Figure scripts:
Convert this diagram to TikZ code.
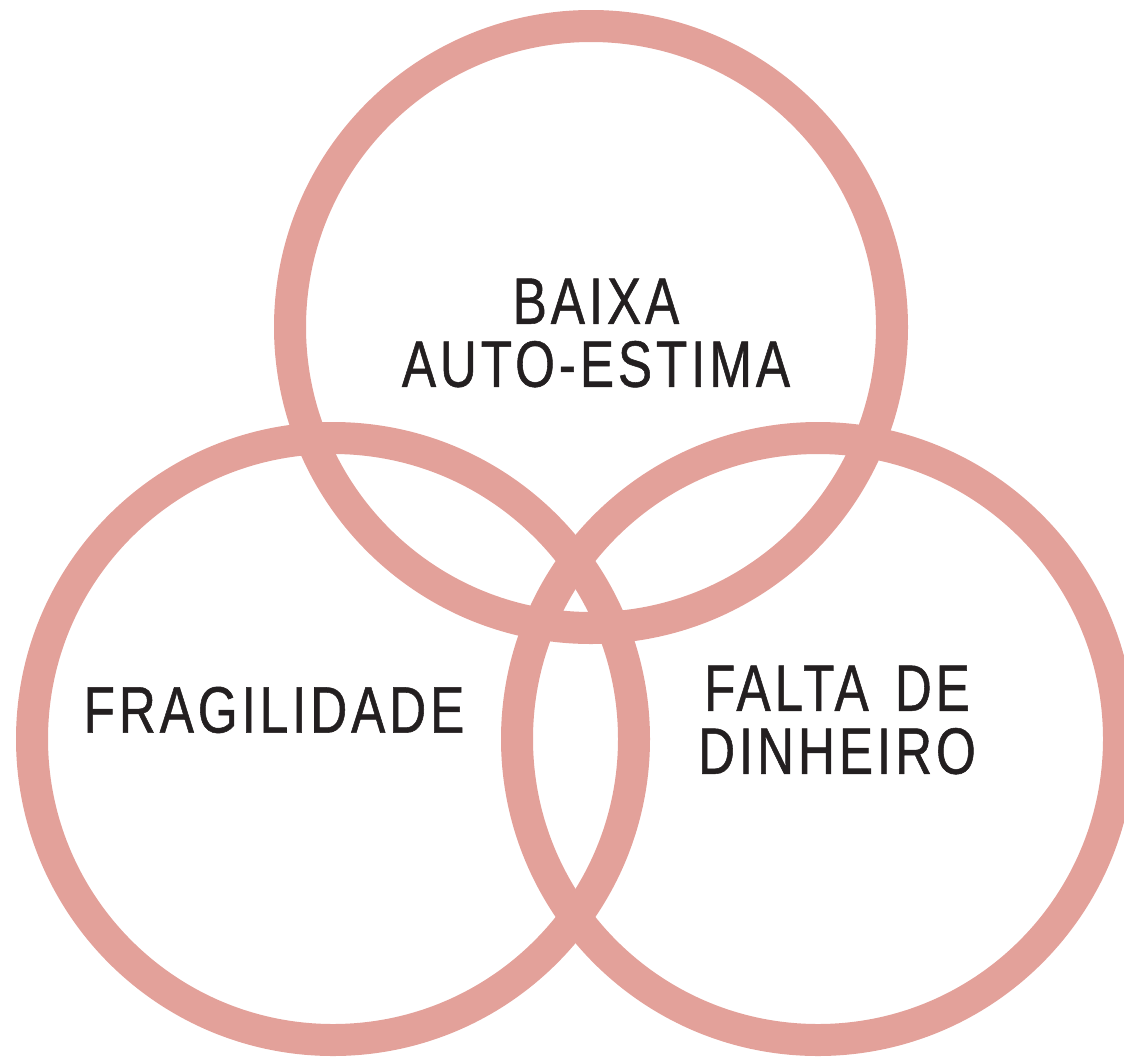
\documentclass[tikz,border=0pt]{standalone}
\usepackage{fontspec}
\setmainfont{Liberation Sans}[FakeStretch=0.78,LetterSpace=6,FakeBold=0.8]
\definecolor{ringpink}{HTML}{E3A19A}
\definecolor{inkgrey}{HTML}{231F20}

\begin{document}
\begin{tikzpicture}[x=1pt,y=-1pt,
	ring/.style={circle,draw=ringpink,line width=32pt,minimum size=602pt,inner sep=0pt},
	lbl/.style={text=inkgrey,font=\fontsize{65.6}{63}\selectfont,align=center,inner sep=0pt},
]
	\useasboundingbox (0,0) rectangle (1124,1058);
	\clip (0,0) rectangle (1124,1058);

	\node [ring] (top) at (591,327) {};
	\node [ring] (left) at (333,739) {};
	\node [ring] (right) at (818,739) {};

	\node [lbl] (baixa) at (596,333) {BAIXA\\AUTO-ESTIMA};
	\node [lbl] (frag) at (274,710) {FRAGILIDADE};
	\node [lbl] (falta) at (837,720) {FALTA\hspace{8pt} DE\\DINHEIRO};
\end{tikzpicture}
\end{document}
---
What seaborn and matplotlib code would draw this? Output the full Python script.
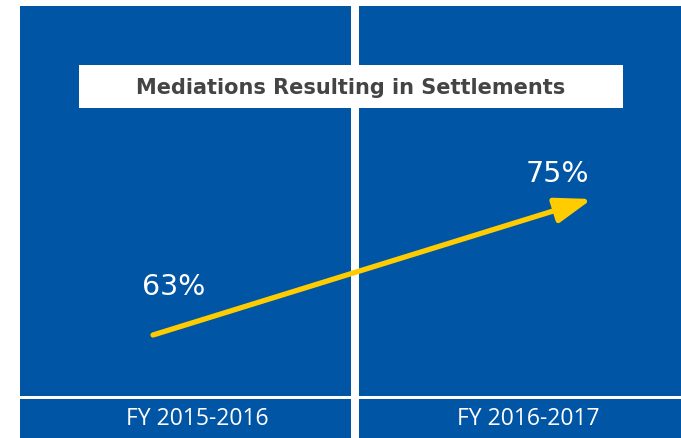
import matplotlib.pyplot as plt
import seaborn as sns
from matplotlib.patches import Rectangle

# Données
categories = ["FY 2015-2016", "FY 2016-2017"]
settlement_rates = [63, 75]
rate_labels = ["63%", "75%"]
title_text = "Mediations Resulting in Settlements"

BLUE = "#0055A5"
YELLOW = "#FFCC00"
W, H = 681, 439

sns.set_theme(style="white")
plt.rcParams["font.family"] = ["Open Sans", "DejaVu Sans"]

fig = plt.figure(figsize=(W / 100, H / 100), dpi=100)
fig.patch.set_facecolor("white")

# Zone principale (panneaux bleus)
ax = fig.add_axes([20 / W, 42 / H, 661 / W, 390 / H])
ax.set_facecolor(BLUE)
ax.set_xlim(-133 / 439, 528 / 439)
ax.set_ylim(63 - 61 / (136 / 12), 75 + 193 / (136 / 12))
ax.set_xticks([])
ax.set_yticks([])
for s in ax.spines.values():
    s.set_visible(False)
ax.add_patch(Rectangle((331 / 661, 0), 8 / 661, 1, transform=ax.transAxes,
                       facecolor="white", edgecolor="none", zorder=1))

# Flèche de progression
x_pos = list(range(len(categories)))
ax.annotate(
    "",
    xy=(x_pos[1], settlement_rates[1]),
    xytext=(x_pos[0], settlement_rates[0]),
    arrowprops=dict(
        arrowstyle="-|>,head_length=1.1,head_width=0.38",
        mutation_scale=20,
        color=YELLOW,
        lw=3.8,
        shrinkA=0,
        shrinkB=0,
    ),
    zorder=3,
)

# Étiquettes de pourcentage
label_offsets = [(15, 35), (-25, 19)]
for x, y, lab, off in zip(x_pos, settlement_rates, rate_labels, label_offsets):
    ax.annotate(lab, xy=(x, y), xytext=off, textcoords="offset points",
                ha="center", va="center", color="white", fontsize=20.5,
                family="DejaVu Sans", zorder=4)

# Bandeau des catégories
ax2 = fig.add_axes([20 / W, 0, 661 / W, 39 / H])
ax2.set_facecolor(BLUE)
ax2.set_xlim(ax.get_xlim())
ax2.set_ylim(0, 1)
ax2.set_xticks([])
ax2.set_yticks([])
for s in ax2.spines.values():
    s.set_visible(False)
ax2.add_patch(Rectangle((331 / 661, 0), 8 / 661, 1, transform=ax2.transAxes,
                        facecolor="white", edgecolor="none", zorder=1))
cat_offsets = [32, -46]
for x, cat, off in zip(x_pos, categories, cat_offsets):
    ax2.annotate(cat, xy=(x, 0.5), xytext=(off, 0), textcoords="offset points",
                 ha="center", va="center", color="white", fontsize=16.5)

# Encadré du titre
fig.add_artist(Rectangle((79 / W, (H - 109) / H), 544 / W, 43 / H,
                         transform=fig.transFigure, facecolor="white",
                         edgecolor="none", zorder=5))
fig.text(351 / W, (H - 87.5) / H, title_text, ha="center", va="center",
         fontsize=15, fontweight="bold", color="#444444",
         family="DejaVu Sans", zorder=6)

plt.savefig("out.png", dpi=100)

Exercise goal - Every line of the records that includes the word "code" should be gathered.

Task output -
Convert this diagram to TikZ code.
What seaborn and matplotlib code would draw this? Output the full Python script.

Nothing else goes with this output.